Princeton students, too, contribute to the academic quality of the university. As one of this country’s few leading institutions that also supports strong athletics, Princeton has many more tall athletic types in proportion to the entire student population due to its small size. The athletes, because of their height, are the heart and soul of the academic spirit of the university. The above-average percentage of the tall, awkward, gangly types also bring up the average IQ of the rest of the student body, especially those of the diverse, shorter students. Unfortunately, the researchers don’t have data following heights of Princetonians from childhood to graduation, but Case suggests that this would make a very interesting JP or senior thesis.
But why does height correlate with intelligence? Case and Paxson say it is because many times height also correlates with good nutrition and the nutrition in turn promotes growth. A past study by Andrew Postlewaite of the University of Michigan and Dan Silverman of the University of Pennsylvania found that there is a stronger correlation between the future earnings of people who were taller at age 16 than in adult life. Case and Paxson attribute this to the fact that people who were taller at age 16 generally had earlier growth spurts. They came from families who were better able to feed them and passed on better genes. Case and Paxon point out that in developed countries, nutrition accounts for 20% of height differences. This makes complete sense since the main reason why some American children eat McDonald’s instead of nutritious, home cooked meals, is because their parents don’t know any better. These parents are not only incapable of passing on “smart” genes, but are also financially strapped because of their lack of intelligence.

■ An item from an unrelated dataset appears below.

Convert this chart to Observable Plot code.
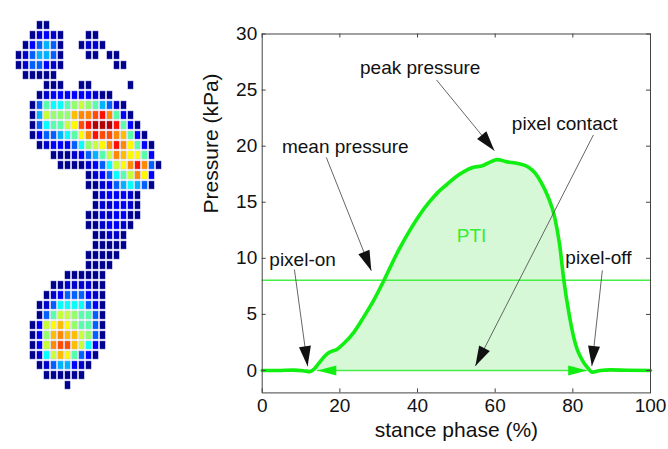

Of course, Paxson and Case’s studies may offend some people. In Western countries, recent research has favored the line of thinking that says that the reason taller people earn more is because they have better self-esteem, which translates into better social skills. Some think there is discrimination against short people. In one call to Case’s office, a man told her to “check her statistics because Katie Couric earns more than Matt Lauer,” even though she’s shorter. But no worries; Paxson and Case’s study concludes that their studies don’t necessarily negate these long standing beliefs. A study that Paxson cites says that self-esteem does correlate with height. Case and Paxson agree with this finding, but say that the correlation may stem from the fact that intelligence also leads to higher self-esteem. Also known as arrogance. When asked to identify presidents who were more “successful,” participants in a study named the taller ones like Washington and Lincoln. Case and Paxson attribute these data to the fact that taller presidents were indeed smarter and thus, more successful than the possibility that people are biased towards tall people. In any case, the offended people are most likely short, and therefore their opinions don’t matter nearly as much.
So what to do with the information that taller people are just plain smarter? Although Case doesn’t think Princeton can start admitting people based on height alone, she does think that her research can help correct the American “myth that all children start at the same starting line.” “This isn’t true,” she said, “Children with poorer nutrition in utero are at risk for all of their lives. If we do want all children to start at the starting line we need to focus on nutrition.”
Editor’s Note: For more about the importance of nutrition, please turn to page 4 to peruse the Nassau Weekly’s Weekly Diet. We here at the Nass care greatly about health, intelligence, and, of course, stature.